A connection that might help find her, he meant. Because despite my impression of her, I supposed it wasn't impossible for Wanda to have known about the illicit pills. After all, Sam was a lot younger than fifteen when he first learned how to skin-pop cocaine using the TB syringes he'd stolen from his father's medical bag.

And if such a link existed, recognizing it might be the key to finding her. But I could think of a third way things could go, too.

A worse way. “Wanda Cathcart,” I said slowly, “couldn't fend for herself in a roomful of kittens. Drugs or no drugs, if she ran off on her own—or worse, if someone took her—she could be in a lot of trouble.”

“Yeah,” Bob said. “There's that. Don't know why anyone would take her, though. She didn't see anything out there, did she?”

“You mean like who dunnit? Bob, she's timid and she's speech-impaired but she seems perfectly normal intelligence-wise. Seeing a murder . . . I think she'd have been trying to tell us about it.”

True, there had been her frightened expression. And even now that I'd dismissed them I supposed the sounds I'd heard last night
could
have been made by someone creeping stealthily to the door. But . . .

“Anyway, if she had seen something, why wouldn't she have tried telling her mother?” I asked.

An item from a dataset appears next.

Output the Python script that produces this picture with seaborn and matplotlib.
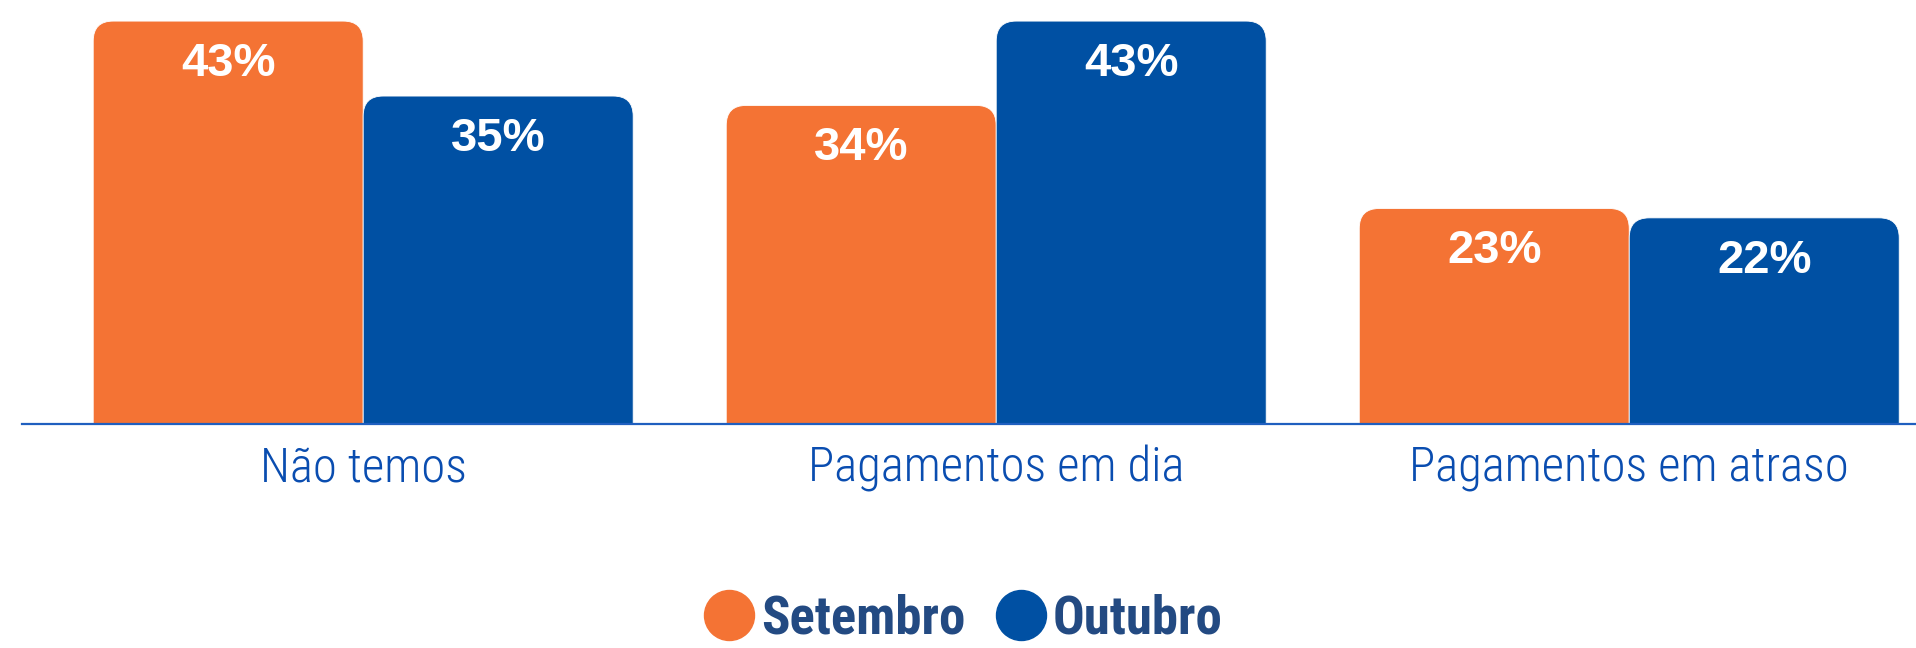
import matplotlib
matplotlib.use("Agg")
import matplotlib.pyplot as plt
from matplotlib import font_manager as fm
from matplotlib.patches import FancyBboxPatch
from matplotlib.lines import Line2D
import pandas as pd
import seaborn as sns

categorias = ["Não temos", "Pagamentos em dia", "Pagamentos em atraso"]
setembro = [43, 34, 23]
outubro = [35, 43, 22]
meses = ["Setembro", "Outubro"]
cores = ["#F47334", "#0050A3"]

df = pd.DataFrame({
    "categoria": categorias * 2,
    "valor": setembro + outubro,
    "mes": [meses[0]] * 3 + [meses[1]] * 3,
})

sns.set_style("white")
installed = {f.name for f in fm.fontManager.ttflist}
narrow = [f for f in ["Roboto Condensed", "Liberation Sans Narrow", "Open Sans Condensed"] if f in installed]
if narrow:
    tick_font, tick_size, tick_weight = narrow[0], 35, "light"
else:
    tick_font, tick_size, tick_weight = "Roboto", 31, "light"
plt.rcParams["font.family"] = [tick_font, "DejaVu Sans"]

W, H, DPI = 1916, 648, 100
fig = plt.figure(figsize=(W / DPI, H / DPI), dpi=DPI)
ax = fig.add_axes([22 / W, (H - 424) / H, 1 - 22 / W, 424 / H])

sns.barplot(data=df, x="categoria", y="valor", hue="mes", palette=cores,
            width=0.853, legend=False, ax=ax, linewidth=0)

xlim = (-0.539, 2.453)
ylim = (0, 45.25)
ax.set_xlim(*xlim)
ax.set_ylim(*ylim)

# cantos de cima arredondados
px_x = (W - 22) / (xlim[1] - xlim[0])
px_y = 424 / (ylim[1] - ylim[0])
r_px = 20
for cont, cor in zip(ax.containers, cores):
    for bar in cont:
        x0, w, h = bar.get_x(), bar.get_width(), bar.get_height()
        bar.set_visible(False)
        ext = 3
        fb = FancyBboxPatch((x0, -ext), w, h + ext,
                            boxstyle=f"round,pad=0,rounding_size={r_px / px_x}",
                            mutation_aspect=px_x / px_y,
                            facecolor=cor, edgecolor="white", linewidth=0.6)
        ax.add_patch(fb)
        ax.annotate(f"{h:.0f}%", (x0 + w / 2, h), xytext=(0, -39.5),
                    textcoords="offset points", ha="center", va="baseline",
                    color="white", fontsize=34, fontweight="bold",
                    family=["Liberation Sans", "DejaVu Sans"])

for s in ["top", "right", "left"]:
    ax.spines[s].set_visible(False)
ax.spines["bottom"].set_color("#1F5FBF")
ax.spines["bottom"].set_linewidth(1.6)
ax.spines["bottom"].set_zorder(5)
ax.set_yticks([])
ax.set_xlabel("")
ax.set_ylabel("")
ax.tick_params(axis="x", length=0, pad=15, labelsize=tick_size, labelcolor="#0A4DB0")
for t in ax.get_xticklabels():
    t.set_fontweight(tick_weight)

handles = [Line2D([], [], marker="o", linestyle="", markersize=36,
                  markerfacecolor=c, markeredgecolor=c) for c in cores]
leg_font = narrow[0] if narrow else "Liberation Sans"
fig.legend(handles, meses, loc="center", bbox_to_anchor=(0.503, 0.045),
           ncol=2, frameon=False, handlelength=0.9, handletextpad=0.15,
           columnspacing=0.6, borderaxespad=0,
           prop={"family": [leg_font, "DejaVu Sans"],
                 "weight": "heavy", "size": 38 if narrow else 35},
           labelcolor="#234A82")

fig.savefig("out.png", dpi=DPI)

I knew one thing for sure: When I opened that door on my way out of the little room, I'd found no one. And it was still none of my business. Stubbornly I hefted the sledgehammer.

“Maybe what happened,” I suggested, “is that Wanda just got tired of the witches of Eastport.”

I went on to describe the scene at the Quoddy Village house, a mixture of New Age mysticism, old-world superstition, and Gregory Brand's patronizing style, which he'd displayed both during and after the canned-goods dinner we'd all . . . well, “enjoyed” might not be exactly the right word for it.

“Greg's like one of those how-to-empower-yourself gurus that used to be giving thousand-dollar seminars all over the place,” I said, “before people with money got tired of mingling with the great unwashed in seedy hotel banquet halls and started hiring individual life coaches instead.”

I turned toward the remnants of the porch, readying the hammer. “And kids can spot a phony a mile away, you know that. Wanda might be trying to give her mother a scare, so when she does come back Marge will agree to take her home.”

“Yeah?” Bob said, interested. “So you think the witch stuff is fake, do you?”

I blew out a skeptical breath. “Bob, if they were real witches, why not just cast a spell to bring Wanda back? Anyway,” I added, “tell Marge the answer's no. They paid for rent, not human bloodhounds, which Ellie and I are out of the business of being, anyway.”